Imagine North Korean dictator Kim Jong Il financing an Anti-American movie to be released in thousands of theaters. Well you don’t need to imagine it anymore, because with “Fair Game,” we have the next best thing. “Fair Game” is an Anti-American movie financed by Imagenation Abu Dhabi, a company owned by the UAE royal family, and the chief difference between North Korea and the UAE is better PR. Both are brutal dictatorships ruled over by vicious little men which built ridiculous resorts and gargantuan projects for their own self-glorification. But unlike North Korea, the UAE has managed to get gullible Westerners to show up to their Dubai slave paradise without asking any inconvenient questions.

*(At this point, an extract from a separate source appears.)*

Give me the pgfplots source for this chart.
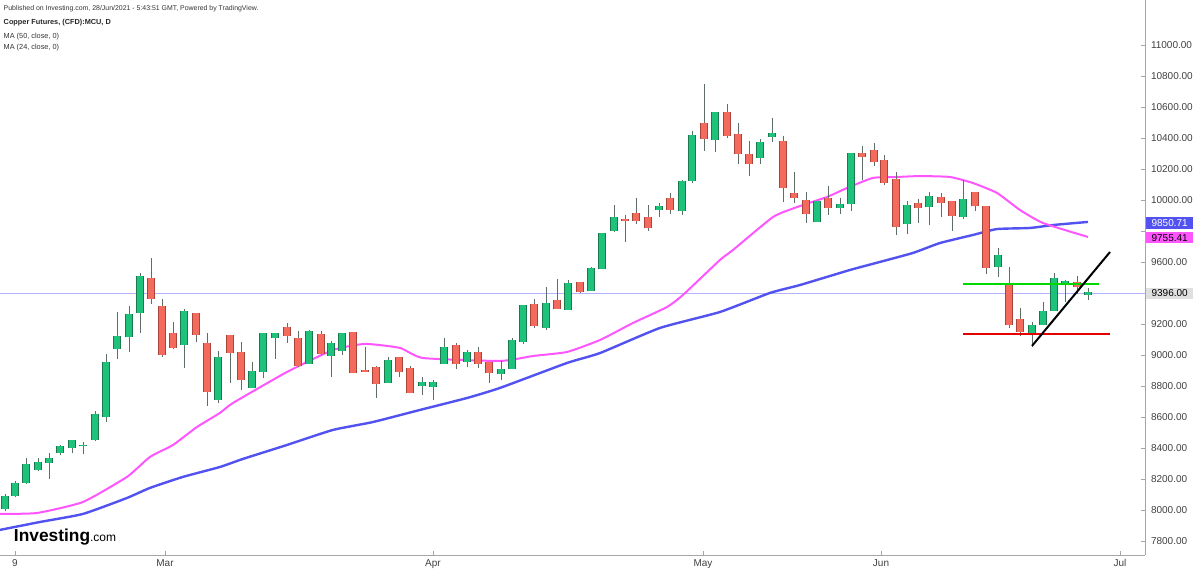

When the US contemplated taking out Bin Laden in 1999, two years before the September 11 attacks, they were unable to do so, because Uncle Osama was passing the time with UAE royals. Now Imagenation Abu Dhabi, a company run by UAE royals, is funding Anti-American movies like “Amreeka,” “My Name is Khan” and “Fair Game.” “Amreeka” and “My Name is Khan” focus on the mistreatment of Muslims by America after 9/11. “Fair Game,” on the other cleverly moves the Muslims to the background, and instead focuses on more photogenic versions of leftist frauds Joseph Wilson and Valerie Plame.

“Fair Game” is the ugly shotgun marriage between leftists and Islamists, with both sides working together to undermine and smear America. It features the likes of Sean Penn, who visited Iraq before the war to defend Saddam Hussein‘s regime. Then there’s director Doug Liman, better known for the first Bourne movie or his MoveOn.org commercials. The screenplay is by Jez Butterworth, a British devotee of radical leftist Harold Pinter.

This is a movie that panders to liberal fantasies about Plame and Wilson by recasting them as younger and more photogenic heroes, splices their dueling books together into one fantasy. Like Leni Riefenstahl, it tries to transforms propaganda into pop culture, fusing the already truth-challenged narrative of Wilson and Plame with Liman’s Bourne movies to create a lie completely detached from reality.